Revision of Dramatic Techniques
Across
- 2. The turning point of the action in the plot of a play or story.
- 3. A dramatic technique resulting in laughter.
- 8. Hints of what is to come in the action of a play or a story.
- 9. Is any content of a creative work which is not announced explicitly by the characters or author, but is implicit or becomes something understood by the observer of the work as the production unfolds.
- 11. An imaginary person that inhabits a literary work.
- 13. A playwright's descriptive or interpretive comments that provide readers (and actors) with information about the dialogue, setting, and action of a play is known as a ----- direction.
- 15. The resolution of the plot of a literary work.
- 16. Dramatic ----- is when a character speaks in ignorance of a situation or event known to the audience or to the other characters.
- 18. A type of drama in which the characters experience reversals of fortune, usually for the worse.
Down
- 1. The conversation of characters in a literary work.

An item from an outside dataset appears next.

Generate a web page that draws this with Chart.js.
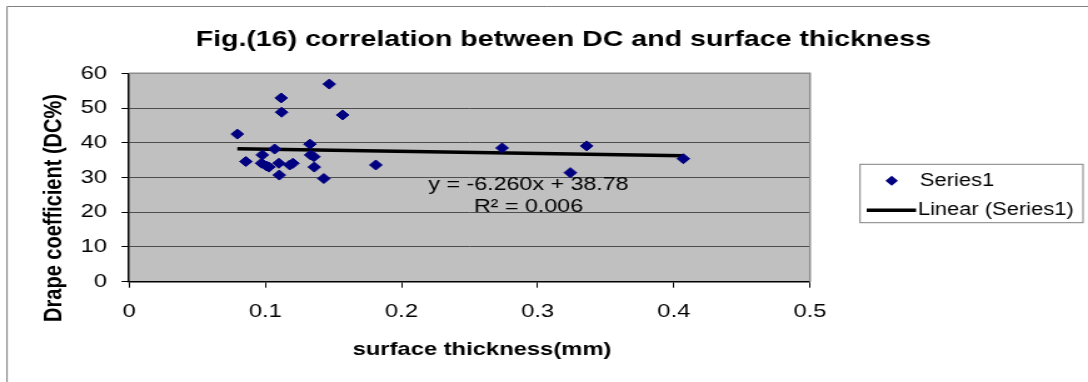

- 4. A tragic ----- is a weakness or limitation of character, resulting in their fall.
- 5. The intensification of the conflict in a story or play.
- 6. The three u------ is the idea that a play should be limited to a specific time, place, and story line. The events of the plot should occur within a twenty-four hour period, should occur within a give geographic locale, and should tell a single story.
- 7. A state or condition of mental uncertainty or excitement and builds audience anticipation.
- 10. A quality of a play's action that stimulates the audience to feel pity for a character.
- 12. A struggle between opposing forces in a story or play, usually resolved by the end of the work.
- 14. The time and place of a literary work that establish its context.
- 17. An object or action in a literary work that means more than itself, that stands for something beyond itself, e.g. the apple tree in All My Sons.